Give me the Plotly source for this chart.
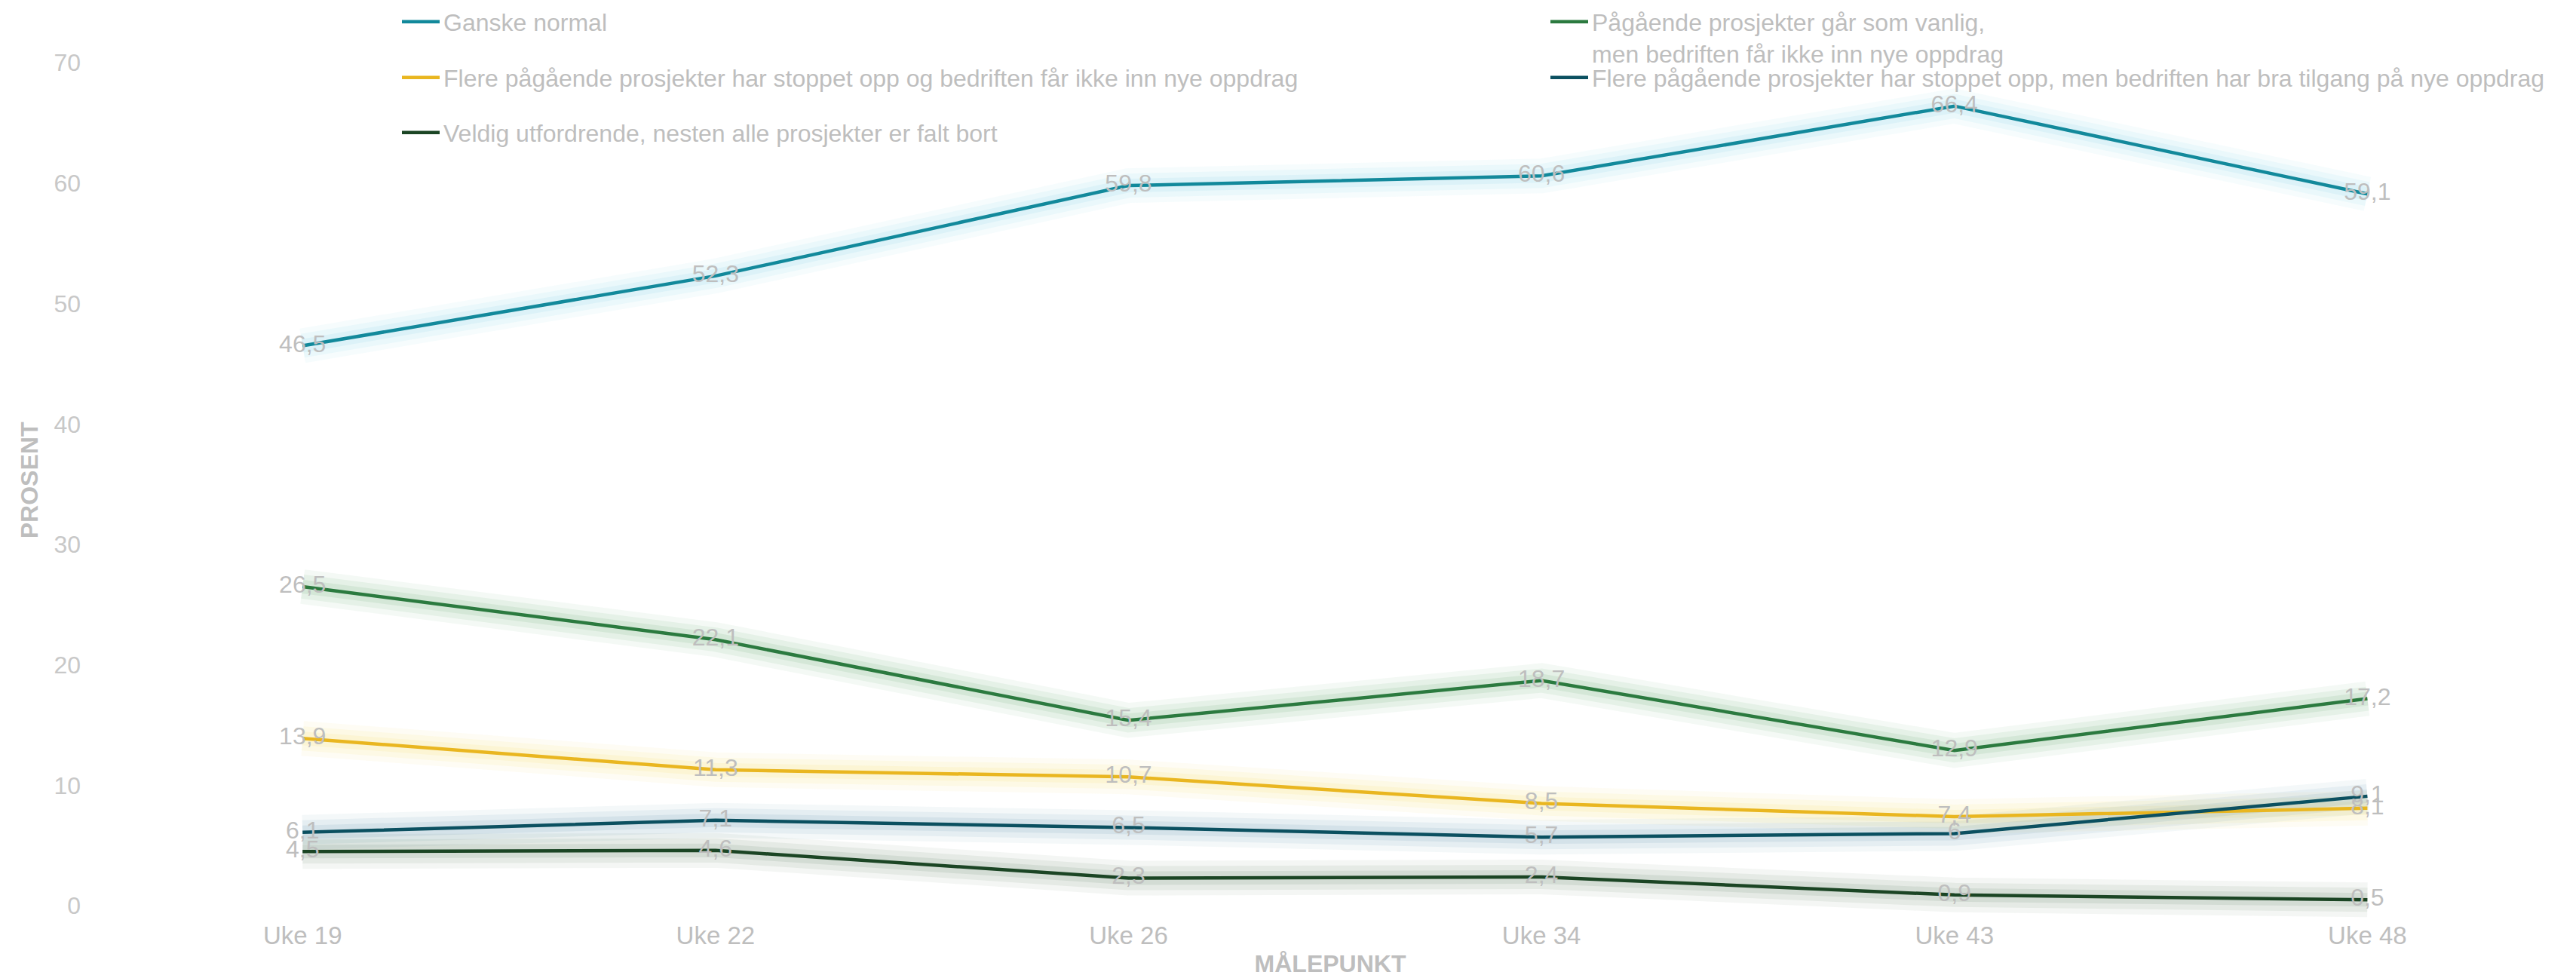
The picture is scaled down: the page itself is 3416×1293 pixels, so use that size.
import plotly.graph_objects as go

categories = ["Uke 19", "Uke 22", "Uke 26", "Uke 34", "Uke 43", "Uke 48"]

ganske_normal = [46.5, 52.3, 59.8, 60.6, 66.4, 59.1]
pagaende_vanlig = [26.5, 22.1, 15.4, 18.7, 12.9, 17.2]
flere_stoppet_ikke = [13.9, 11.3, 10.7, 8.5, 7.4, 8.1]
flere_stoppet_bra = [6.1, 7.1, 6.5, 5.7, 6.0, 9.1]
veldig_utfordrende = [4.5, 4.6, 2.3, 2.4, 0.9, 0.5]

series = [
    ("Ganske normal", ganske_normal, "#12899B", (100, 200, 225), "legend"),
    ("Pågående prosjekter går som vanlig,<br>men bedriften får ikke inn nye oppdrag",
     pagaende_vanlig, "#2B7A3F", (70, 150, 80), "legend2"),
    ("Flere pågående prosjekter har stoppet opp og bedriften får ikke inn nye oppdrag",
     flere_stoppet_ikke, "#E9B620", (245, 212, 70), "legend3"),
    ("Flere pågående prosjekter har stoppet opp, men bedriften har bra tilgang på nye oppdrag",
     flere_stoppet_bra, "#0B5060", (70, 130, 160), "legend4"),
    ("Veldig utfordrende, nesten alle prosjekter er falt bort",
     veldig_utfordrende, "#1B4524", (60, 100, 65), "legend5"),
]

FONT = "Liberation Sans, Arial, sans-serif"
GRAY = "#BEBEBE"

fig = go.Figure()

# glow layers
for name, vals, color, glow, lg in series:
    for w, a in [(46, 0.06), (32, 0.08), (18, 0.10)]:
        fig.add_trace(go.Scatter(
            x=categories, y=vals, mode="lines",
            line=dict(color=f"rgba({glow[0]},{glow[1]},{glow[2]},{a})", width=w),
            showlegend=False, hoverinfo="skip",
        ))

# main lines
for i, (name, vals, color, glow, lg) in enumerate(series):
    labels = [f"{v:g}".replace(".", ",") for v in vals]
    fig.add_trace(go.Scatter(
        x=categories, y=vals, mode="lines+text",
        name=name, text=labels, textposition="middle center",
        textfont=dict(family=FONT, size=32, color=GRAY),
        line=dict(color=color, width=4.5),
        legend=lg,
    ))


def leg(x_px, y_px, valign="middle"):
    return dict(
        xref="container", yref="container", xanchor="left", yanchor="middle",
        x=x_px / 3416, y=1 - y_px / 1293,
        orientation="v", bgcolor="rgba(0,0,0,0)", borderwidth=0,
        font=dict(family=FONT, size=32, color=GRAY),
        itemwidth=50, valign=valign,
    )


fig.update_layout(
    width=3416, height=1293,
    paper_bgcolor="white", plot_bgcolor="white",
    margin=dict(l=132, r=36, t=60, b=83, autoexpand=False),
    font=dict(family=FONT, color=GRAY),
    legend=leg(520, 21),
    legend2=leg(2043, 42, valign="top"),
    legend3=leg(520, 95),
    legend4=leg(2043, 95),
    legend5=leg(520, 168),
    xaxis=dict(
        type="category", range=[-0.477, 5.454],
        showgrid=False, zeroline=False, showline=False, ticks="",
        tickfont=dict(family=FONT, size=33, color=GRAY),
        title=dict(text="<b>MÅLEPUNKT</b>", font=dict(family=FONT, size=32, color=GRAY), standoff=8),
    ),
    yaxis=dict(
        range=[-1.05, 70.95], tickvals=[0, 10, 20, 30, 40, 50, 60, 70],
        showgrid=False, zeroline=False, showline=False, ticks="",
        ticklabelstandoff=32,
        tickfont=dict(family=FONT, size=32, color="#C8C8C8"),
    ),
    annotations=[dict(
        text="<b>PROSENT</b>", textangle=-90, showarrow=False,
        xref="paper", yref="paper", x=-101 / 3248, y=0.505,
        xanchor="center", yanchor="middle",
        font=dict(family=FONT, size=32, color=GRAY),
    )],
    hovermode=False,
)

fig.write_html("out.html")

####

Return, unchanged, the lines from the first line of the material through the line that holds "fig = go.Figure()", inclusive, omitting pictures.

Give me the Plotly source for this chart.
The picture is scaled down: the page itself is 3416×1293 pixels, so use that size.
import plotly.graph_objects as go

categories = ["Uke 19", "Uke 22", "Uke 26", "Uke 34", "Uke 43", "Uke 48"]

ganske_normal = [46.5, 52.3, 59.8, 60.6, 66.4, 59.1]
pagaende_vanlig = [26.5, 22.1, 15.4, 18.7, 12.9, 17.2]
flere_stoppet_ikke = [13.9, 11.3, 10.7, 8.5, 7.4, 8.1]
flere_stoppet_bra = [6.1, 7.1, 6.5, 5.7, 6.0, 9.1]
veldig_utfordrende = [4.5, 4.6, 2.3, 2.4, 0.9, 0.5]

series = [
    ("Ganske normal", ganske_normal, "#12899B", (100, 200, 225), "legend"),
    ("Pågående prosjekter går som vanlig,<br>men bedriften får ikke inn nye oppdrag",
     pagaende_vanlig, "#2B7A3F", (70, 150, 80), "legend2"),
    ("Flere pågående prosjekter har stoppet opp og bedriften får ikke inn nye oppdrag",
     flere_stoppet_ikke, "#E9B620", (245, 212, 70), "legend3"),
    ("Flere pågående prosjekter har stoppet opp, men bedriften har bra tilgang på nye oppdrag",
     flere_stoppet_bra, "#0B5060", (70, 130, 160), "legend4"),
    ("Veldig utfordrende, nesten alle prosjekter er falt bort",
     veldig_utfordrende, "#1B4524", (60, 100, 65), "legend5"),
]

FONT = "Liberation Sans, Arial, sans-serif"
GRAY = "#BEBEBE"

fig = go.Figure()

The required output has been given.